Staff explained the request: the CD-1s zone requires a 30-foot front setback; the existing facade sits at 11.6 feet and the applicant proposes a 12-foot front setback for the addition. Additional requested relief includes a wider driveway (current 13 feet, proposed 25 feet) and permission to park within the front setback. Staff said the existing house is historic (built in 1830), but staff does not believe the documented conditions rise to the hardship standard and noted conforming alternatives (pushing the proposal back or using a rear addition with side-entry garage) appear achievable.

Applicant Eva Zeng described structural and site constraints: the lot grade and retaining walls, an interior laundry room and bathroom that would need demolition to place the garage farther back, water‑main complications, and an unusual front‑yard condition where part of what is perceived as the homeowner’s lawn is owned by the state Department of Transportation/Metro‑North. Zeng said that because Metro‑North/ DOT owns the strip in front of the house, she could not rely on that area and thus argued for the proposed alignment.

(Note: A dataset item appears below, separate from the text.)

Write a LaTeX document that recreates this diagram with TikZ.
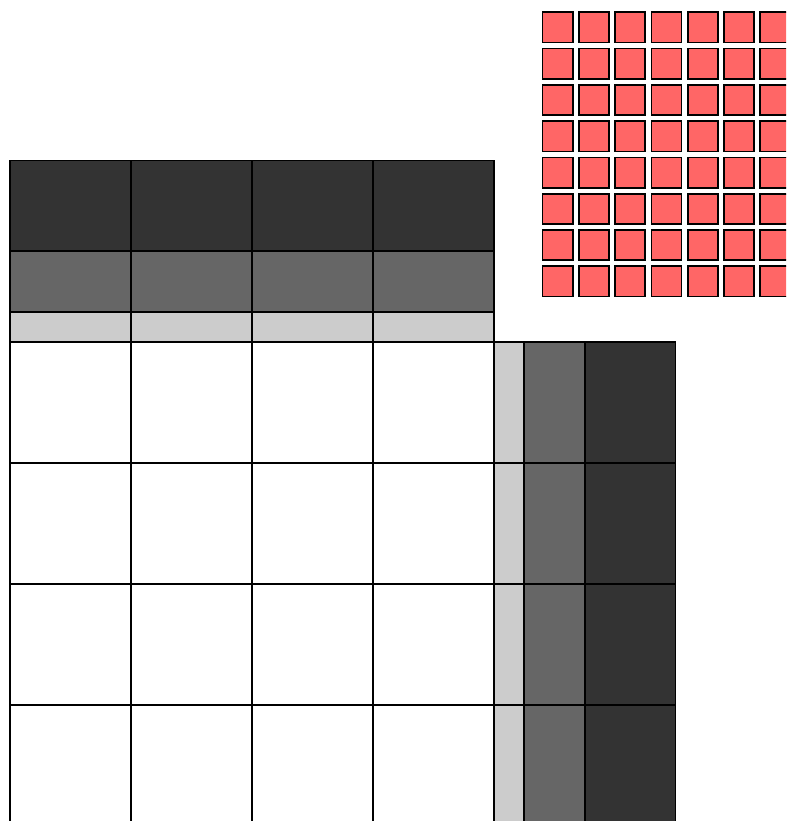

Board members explored alternatives in detail: staff suggested that sliding the proposal back roughly 10–15 feet might achieve conformity without a variance but could create side‑setback issues; members noted the applicant’s money constraints but encouraged her to consult an architect and to work with staff (Tammy Maldonado) on a modified plan. The chair warned that a denial would trigger a six‑month bar on reapplication; the applicant elected to delay and return with revised plans. The ZBA voted to carry the hearing to next month and instructed the applicant to keep the public‑notice sign posted while the hearing remains open.

No formal vote on the variances was taken.